29
Dec/19

SURROUNDS: 11 INSTALLATIONS

29
Dec/19
(photo by twi-ny/mdr)

Sarah Sze’s Triple Point (Pendulum) is an architectural wonder (photo by twi-ny/mdr)

MoMA, Museum of Modern Art, sixth floor
11 West 53rd St. between Fifth & Sixth Aves.
Through January 4, $14-$25 (sixteen and under free)
212-708-9400
www.moma.org

The new MoMA is all about making the most of its collection via diversity, which is just what it does with “Surrounds: 11 Installations,” ten key twenty-first-century architectural works, and one from 1998, that have never been displayed at the museum before. The show includes work by living artists from America, Cuba, Germany, Japan, India, Brazil, and the Netherlands, taking up all of the sixth floor. Inspired by her love of nature as a child, Sheila Hicks’s Pillar of Inquiry / Supple Column, which is outside the gallery space, is composed of lushly colored thick strands of acrylic fiber that pour down through the ceiling of MoMA’s top floor, evoking a kind of rainbow beanstalk reaching into the heavens. Hito Steyerl compares climate change to the 2008 financial crisis in Liquidity Inc. in telling the story of former financial analyst Jacob Wood, who became a mixed-martial-arts fighter; viewers sit on torn judo mats, which Steyerl describes as a storm-ravaged raft, while watching DIY-style news reports that are hijacked by masked anarchists. Arthur Jafa’s APEX features eight-plus minutes of 841 fast-moving images focusing on black culture, from Tupac and Miles Davis to Mickey Mouse and Mick Jagger, set to electronic club beats.

(photo by twi-ny/mdr)

Sheila Hicks’s Pillar of Inquiry / Supple Column pours out from above — or reaches into the heavens (photo by twi-ny/mdr)

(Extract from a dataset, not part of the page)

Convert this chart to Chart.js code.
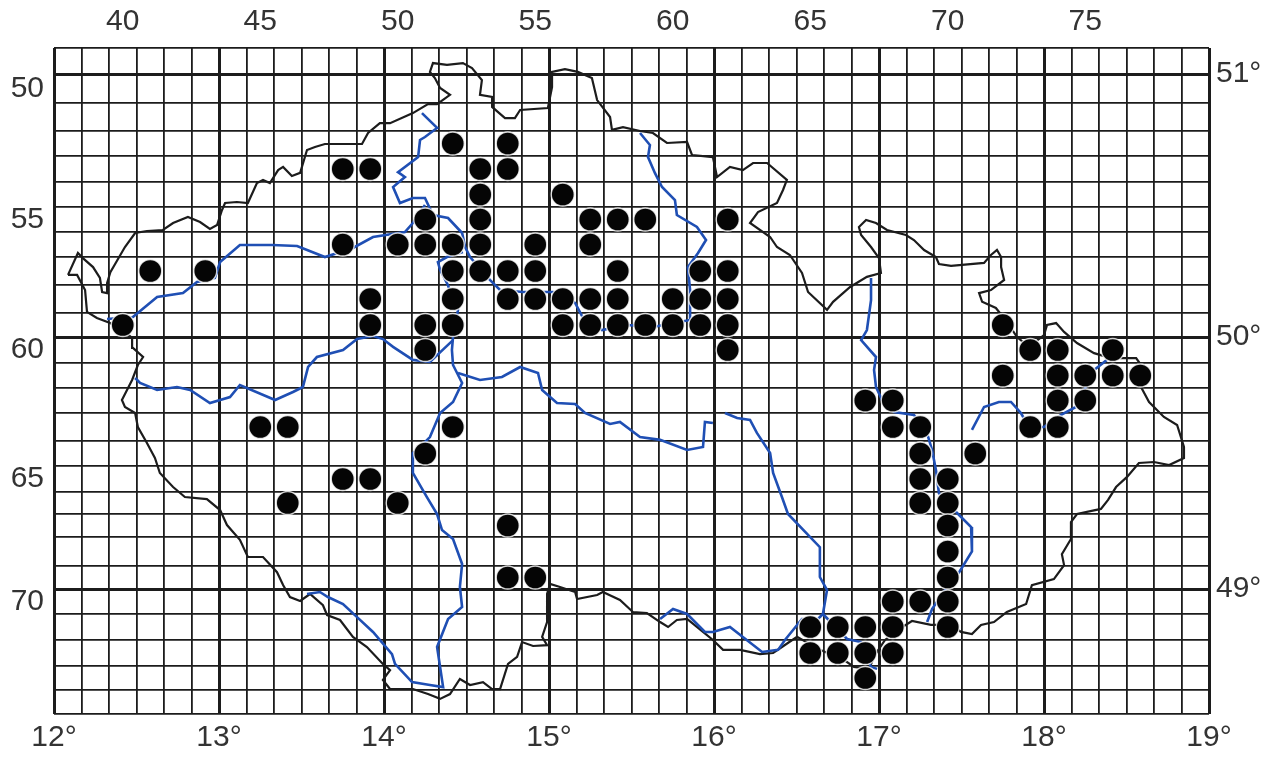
<!DOCTYPE html>
<html><head><meta charset="utf-8">
<style>html,body{margin:0;padding:0;background:#fff}canvas{display:block}</style>
<script src="https://cdn.jsdelivr.net/npm/chart.js@4"></script>
</head><body><canvas id="c" width="1274" height="757"></canvas>
<script>
const topLabels=[40,45,50,55,60,65,70,75];
const leftLabels=[50,55,60,65,70];
const lonLabels=['12°','13°','14°','15°','16°','17°','18°','19°'];
const lonColumns=[37.5,43.5,49.5,55.5,61.5,67.5,73.5,79.5];
const latLabels=['51°','50°','49°'];
const latRows=[49.5,59.5,69.5];
const rowEdges=[48,74,103,131,156,182,207,232,257,285,313,337,363,388,413,441,466,492,514,537,566,589,614,640,666,690,714];
const dots=[[40,59],[41,57],[43,57],[48,53],[49,53],[52,52],[54,52],[53,53],[54,53],[53,54],[56,54],
[51,55],[53,55],[57,55],[58,55],[59,55],[62,55],[48,56],[50,56],[51,56],[52,56],[53,56],[55,56],[57,56],
[52,57],[53,57],[54,57],[55,57],[58,57],[61,57],[62,57],[49,58],[52,58],[54,58],[55,58],[56,58],[57,58],[58,58],[60,58],[61,58],[62,58],
[49,59],[51,59],[52,59],[56,59],[57,59],[58,59],[59,59],[60,59],[61,59],[62,59],[51,60],[62,60],
[72,59],[73,60],[74,60],[76,60],[72,61],[74,61],[75,61],[76,61],[77,61],[67,62],[68,62],[74,62],[75,62],
[45,63],[46,63],[52,63],[68,63],[69,63],[73,63],[74,63],[51,64],[69,64],[71,64],[48,65],[49,65],[69,65],[70,65],
[46,66],[50,66],[69,66],[70,66],[54,67],[70,67],[70,68],[54,69],[55,69],[70,69],[68,70],[69,70],[70,70],
[65,71],[66,71],[67,71],[68,71],[70,71],[65,72],[66,72],[67,72],[68,72],[67,73]];
const border=[[38.01,57.14],[38.37,56.34],[38.55,56.54],[38.92,56.86],[39.17,57.25],[39.25,57.75],[39.43,57.79],[39.43,57.43],[39.55,57.04],[40.08,56.1],[40.45,55.54],[40.88,55.46],[41.46,55.42],[41.83,55.14],[42.37,54.9],[42.81,55.1],[43.17,55.38],[43.43,55.22],[43.61,54.62],[43.72,54.34],[44.15,54.3],[44.55,54.34],[44.88,53.54],[45.1,53.42],[45.35,53.54],[45.65,53.04],[45.83,52.92],[46.15,53.27],[46.45,53.15],[46.7,52.26],[46.99,52.14],[47.35,52.02],[48.7,52.02],[48.92,51.58],[49.35,51.22],[49.72,51.22],[50.55,50.86],[51.1,50.54],[51.43,50.54],[51.9,50.22],[51.54,49.98],[51.35,49.64],[51.17,49.42],[51.28,49.08],[51.79,49.15],[52.37,49.08],[52.7,49.27],[53.06,49.71],[52.99,50.22],[53.43,50.29],[53.43,50.64],[53.9,51.04],[54.26,51.04],[54.45,50.75],[55.46,50.68],[55.61,49.95],[55.61,49.42],[56.08,49.31],[56.55,49.42],[57.06,49.64],[57.25,50.4],[57.72,51.0],[57.79,51.46],[58.19,51.36],[58.81,51.5],[59.28,51.58],[59.79,51.98],[60.52,51.94],[60.7,52.46],[61.46,52.54],[61.61,53.31],[62.08,52.92],[62.55,53.04],[62.92,52.77],[63.43,52.77],[64.15,53.42],[64.01,53.82],[63.79,54.34],[63.1,54.7],[62.81,55.14],[63.54,55.7],[63.79,56.1],[64.26,56.42],[64.7,57.07],[64.92,57.75],[65.61,58.39],[65.83,58.1],[66.45,57.57],[67.06,57.21],[67.57,57.07],[67.5,56.54],[67.21,56.1],[66.85,55.62],[66.77,55.3],[67.03,55.02],[67.39,55.14],[67.79,55.42],[68.48,55.62],[68.77,55.82],[69.14,56.22],[69.57,56.5],[69.68,56.75],[70.12,56.82],[71.32,56.71],[71.57,56.42],[71.79,56.22],[71.94,56.5],[71.94,56.86],[72.05,57.32],[71.57,57.68],[71.14,57.79],[71.25,58.1],[71.75,58.32],[72.15,58.87],[72.52,59.5],[72.95,59.88],[73.5,59.42],[73.61,59.0],[73.94,58.92],[74.23,59.29],[74.7,59.73],[75.32,60.12],[75.94,60.31],[76.85,60.31],[77.03,60.58],[76.95,61.3],[77.32,62.06],[77.86,62.64],[78.34,62.93],[78.59,63.74],[78.59,64.18],[78.05,64.46],[77.5,64.34],[76.95,64.38],[76.52,64.92],[76.12,65.31],[75.83,65.86],[75.57,66.27],[74.7,66.5],[74.48,66.85],[74.48,67.57],[74.15,68.09],[74.23,68.47],[73.86,69.07],[73.06,69.33],[72.85,70.1],[72.15,70.42],[71.68,70.81],[71.21,70.92],[70.88,71.27],[70.48,71.19],[70.12,70.92],[69.39,70.92],[68.7,70.77],[68.23,71.08],[67.72,71.5],[67.35,72.08],[67.14,72.62],[66.59,72.54],[66.23,72.27],[65.35,71.88],[64.52,71.38],[63.97,71.77],[63.65,72.0],[63.17,72.04],[62.45,71.88],[61.83,71.88],[61.46,71.5],[61.1,71.19],[60.52,70.69],[60.15,70.73],[59.83,71.0],[59.54,70.81],[59.06,70.46],[58.55,70.42],[58.08,69.94],[57.46,69.62],[57.25,69.74],[56.52,69.9],[56.45,69.62],[55.9,69.41],[55.54,69.28],[55.43,69.7],[55.43,70.81],[55.25,71.38],[55.43,71.7],[54.92,71.73],[54.52,71.58],[54.34,72.15],[54.01,72.42],[53.72,73.46],[53.43,73.46],[53.1,73.17],[52.63,73.29],[52.26,73.04],[51.9,73.67],[51.54,73.87],[51.1,73.67],[50.55,73.46],[49.72,73.46],[49.46,73.08],[49.72,72.67],[49.46,72.42],[48.88,71.77],[48.37,71.38],[47.9,70.73],[47.43,70.54],[47.28,70.15],[46.81,69.7],[46.45,69.98],[46.08,69.82],[45.83,69.33],[45.61,68.77],[45.1,68.19],[44.55,68.19],[44.26,67.6],[43.79,66.98],[43.54,66.32],[43.06,65.82],[42.26,65.73],[41.83,65.31],[41.35,64.77],[41.17,64.18],[40.88,63.58],[40.55,63.0],[40.45,62.5],[40.08,62.26],[39.97,61.98],[40.34,61.18],[40.55,60.58],[40.74,60.27],[40.37,59.92],[40.34,59.54],[40.01,59.22],[39.54,58.92],[39.06,58.71],[38.7,58.46],[38.63,57.68],[38.34,57.14],[38.01,57.14]];
const elbe=[[58.81,51.58],[59.17,52.06],[59.1,52.54],[59.35,53.15],[59.61,53.7],[60.08,54.22],[60.15,54.82],[60.88,55.3],[61.21,55.82],[60.92,56.34],[60.55,56.86],[60.63,57.68],[60.63,58.79],[59.28,59.08],[58.34,59.0],[57.43,59.21],[56.74,58.71],[56.45,58.14],[55.65,57.75],[54.55,57.75],[53.72,57.68],[53.35,57.32],[52.63,56.5],[52.45,56.1],[52.34,55.54],[51.83,54.94],[51.28,54.82],[50.99,54.14],[50.55,54.14],[50.08,54.34],[49.83,53.7],[50.26,53.31],[50.01,53.12],[50.74,52.54],[50.81,51.86],[50.99,51.74],[51.43,51.39],[50.88,50.86]];
const ohre=[[39.43,58.75],[40.37,58.67],[41.25,57.93],[42.19,57.79],[42.7,57.39],[43.35,57.25],[43.54,56.68],[44.26,56.02],[45.43,56.02],[46.34,56.06],[47.35,56.5],[48.37,56.14],[49.1,55.7],[50.26,55.5],[50.55,55.14],[50.99,54.42]];
const vltava=[[52.37,56.3],[51.79,56.5],[51.46,56.68],[51.54,56.96],[51.79,57.43],[52.19,58.39],[52.01,59.5],[51.97,60.0],[52.01,60.58],[52.34,61.3],[52.01,62.06],[51.54,62.5],[51.17,63.36],[50.81,63.74],[50.55,63.98],[50.55,64.77],[51.06,65.73],[51.43,66.5],[51.61,67.2],[52.01,67.57],[52.34,68.43],[52.26,69.41],[52.34,70.22],[51.83,70.69],[51.43,71.77],[51.65,73.38],[51.17,73.29],[50.52,73.17],[49.9,72.42],[49.79,72.04],[49.1,71.19],[48.52,70.62],[48.01,70.1],[47.46,69.82],[47.17,69.62],[46.7,69.7]];
const berounka=[[52.01,59.62],[51.17,60.46],[50.55,60.38],[49.83,59.88],[49.46,59.58],[49.1,59.46],[48.52,59.58],[48.01,60.0],[47.06,60.27],[46.74,60.66],[46.55,61.46],[46.19,61.66],[45.54,61.98],[44.26,61.38],[43.9,61.86],[43.17,62.1],[42.45,61.58],[41.97,61.46],[41.25,61.58],[40.63,61.3],[40.45,61.1]];
const sazava=[[52.19,60.9],[52.99,61.18],[53.79,61.06],[54.45,60.66],[55.1,60.9],[55.25,61.58],[55.79,62.1],[56.45,62.14],[56.81,62.5],[57.72,62.89],[58.08,62.82],[58.81,63.36],[59.54,63.46],[60.52,63.86],[61.1,63.74],[61.17,62.82],[61.46,62.86]];
const svratka=[[61.9,62.5],[62.34,62.68],[62.81,62.75],[63.06,63.21],[63.54,63.98],[63.65,64.77],[63.97,65.73],[64.19,66.5],[65.35,67.85],[65.35,68.98],[65.61,69.54],[65.46,70.5],[65.28,70.69],[64.7,70.69],[64.08,71.5],[63.83,71.88],[63.25,71.96],[62.08,71.0],[61.46,71.19],[61.17,71.19],[60.52,70.5],[60.01,70.3],[59.54,70.69]];
const dyje=[[65.46,70.5],[66.34,71.46],[66.85,71.58],[67.21,72.54],[67.43,72.62]];
const morava=[[67.21,57.25],[67.21,58.04],[67.06,59.21],[66.85,59.62],[67.39,60.27],[67.32,60.78],[67.39,61.46],[67.61,61.98],[68.05,62.46],[68.77,62.57],[69.21,63.1],[69.43,63.86],[69.57,64.65],[69.68,65.55],[70.23,66.32],[70.85,67.07],[70.88,68.0],[70.41,68.78],[69.9,69.54],[69.43,70.3],[69.25,70.81]];
const odra=[[70.88,63.1],[71.32,62.26],[71.86,62.06],[72.3,62.06],[72.66,62.5],[72.95,63.0],[73.5,63.0],[74.12,62.57],[74.66,62.26],[75.32,60.78],[75.79,60.38]];

const INK='#1c1c1c', BLUE='#1f4fb4', TXT='#333333';
const FONT={family:"'Liberation Sans', Arial, sans-serif",size:30};
const pts=a=>a.map(p=>({x:p[0],y:p[1]}));

class RowScale extends Chart.LinearScale{
  static id='rowscale';
  getPixelForValue(v){
    if(v===null||v===undefined) return NaN;
    const t=v-48.5, i=Math.max(0,Math.min(rowEdges.length-2,Math.floor(t)));
    const px=rowEdges[i]+(t-i)*(rowEdges[i+1]-rowEdges[i]);
    return this.top+(px-rowEdges[0])/(rowEdges[rowEdges.length-1]-rowEdges[0])*this.height;
  }
  getValueForPixel(p){
    const q=rowEdges[0]+(p-this.top)/this.height*(rowEdges[rowEdges.length-1]-rowEdges[0]);
    for(let i=0;i<rowEdges.length-1;i++) if(q<=rowEdges[i+1]) return 48.5+i+(q-rowEdges[i])/(rowEdges[i+1]-rowEdges[i]);
    return 74.5;
  }
}
Chart.register(RowScale);

const range=(a,b)=>{const r=[];for(let v=a;v<=b;v++)r.push(v);return r;};
const setTicks=vals=>s=>{s.ticks=vals.map(v=>({value:v}));};
const fix=(k,n)=>s=>{s[k]=n;};
const line=(data,color,w,id)=>({type:'line',label:id,data:pts(data),borderColor:color,borderWidth:w,pointRadius:0,tension:0,fill:false,order:id==='Border'?2:1,clip:false});

new Chart(document.getElementById('c'),{
  type:'scatter',
  data:{datasets:[
    {type:'scatter',label:'Records',data:pts(dots),order:0,pointRadius:11.5,backgroundColor:'#050505',borderColor:'rgba(255,255,255,0.8)',borderWidth:1.4,clip:false},
    line(border,INK,2.2,'Border'),
    line(elbe,BLUE,2.6,'Elbe'),line(ohre,BLUE,2.6,'Ohre'),line(vltava,BLUE,2.6,'Vltava'),
    line(berounka,BLUE,2.6,'Berounka'),line(sazava,BLUE,2.6,'Sazava'),line(svratka,BLUE,2.6,'Svratka'),
    line(dyje,BLUE,2.6,'Dyje'),line(morava,BLUE,2.6,'Morava'),line(odra,BLUE,2.6,'Odra')
  ]},
  options:{
    responsive:false,animation:false,events:[],devicePixelRatio:1,
    layout:{padding:0},
    plugins:{legend:{display:false},tooltip:{enabled:false},title:{display:false}},
    scales:{
      x:{type:'linear',position:'bottom',min:37.5,max:79.5,border:{display:false},
        afterBuildTicks:setTicks(range(37,79).map(v=>v+0.5)),afterFit:fix('height',43),
        grid:{drawTicks:false,color:INK,lineWidth:c=>lonColumns.includes(c.tick.value)?3:1.8},
        ticks:{autoSkip:false,maxRotation:0,padding:6,color:TXT,font:FONT,
          callback:v=>{const i=lonColumns.indexOf(v);return i<0?'':lonLabels[i];}}},
      xTop:{axis:'x',type:'linear',position:'top',min:37.5,max:79.5,border:{display:false},
        afterBuildTicks:setTicks(topLabels),afterFit:fix('height',48),
        grid:{display:false,drawTicks:false},
        ticks:{autoSkip:false,maxRotation:0,padding:8,color:TXT,font:FONT,callback:v=>String(v)}},
      y:{type:'rowscale',position:'right',min:48.5,max:74.5,border:{display:false},
        afterBuildTicks:setTicks(range(48,74).map(v=>v+0.5)),afterFit:fix('width',65),
        grid:{drawTicks:false,color:INK,lineWidth:c=>latRows.includes(c.tick.value)?3:1.8},
        ticks:{autoSkip:false,padding:7,color:TXT,font:FONT,
          callback:v=>{const i=latRows.indexOf(v);return i<0?'':latLabels[i];}}},
      yLeft:{axis:'y',type:'rowscale',position:'left',min:48.5,max:74.5,border:{display:false},
        afterBuildTicks:setTicks(leftLabels),afterFit:fix('width',54),
        grid:{display:false,drawTicks:false},
        ticks:{autoSkip:false,padding:10,color:TXT,font:FONT,callback:v=>String(v)}}
    }
  }
});
</script></body></html>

Sou Fujimoto’s Architecture Is Everywhere comprises dozens of miniature constructions made of common objects on small plinths with tiny little white figures on them. Twigs with a woman sitting on a bench and a man standing nearby are accompanied by the statement “The forest is always to me the archetype of architecture.” Screws with figures relaxing on top of them are joined by the words “Different heights are in fact different worlds. A new set of relationships between people.” Visitors contribute to Rivane Neuenschwander’s Work of Days merely by walking through a room of transparent adhesive contact sheets from her studio that collect dust from each of us. Press the button to start Janet Cardiff and George Bures Miller’s The Killing Machine, a kinetic sculpture, based in part on Franz Kafka’s “In the Penal Colony,” that transforms a dentist visit into an execution, with multiple television screens and a disco ball but no apparent victim.

(photo by twi-ny/mdr)

Two boy sopranos perform as part of Allora & Calzadilla’s Fault Lines in MoMA installation exhibition (photo by twi-ny/mdr)

Every hour on the hour between eleven and four, two boy sopranos enter Allora & Calzadilla’s Fault Lines and perform beautiful choral music composed by Guarionex Morales-Matos with confrontational words taken from major literary sources as the singers make their way through a room filled with stone sculptures. The exhibition, which also includes works by Sadie Benning, Mark Manders, and Dayanita Singh, concludes with Sarah Sze’s crowd-pleasing Triple Point (Pendulum), a delicate large-scale intimate circular environment of hundreds of objects, from books, rocks, photographs, and styrofoam cups to water bottles, cracker boxes, lamps, and levels. A tenuously attached pendulum swings from above, in danger of bringing the whole thing down like a wrecking ball, but it never quite makes contact with any of the detritus, which also evokes Sze’s studio. There’s an inviting opening at one side, but viewers know not to step inside this intricately created world, the title of which refers to water’s ability to exist in three states: ice, liquid, and steam. “Surrounds: 11 Installations” bodes well for what the new MoMA has in store.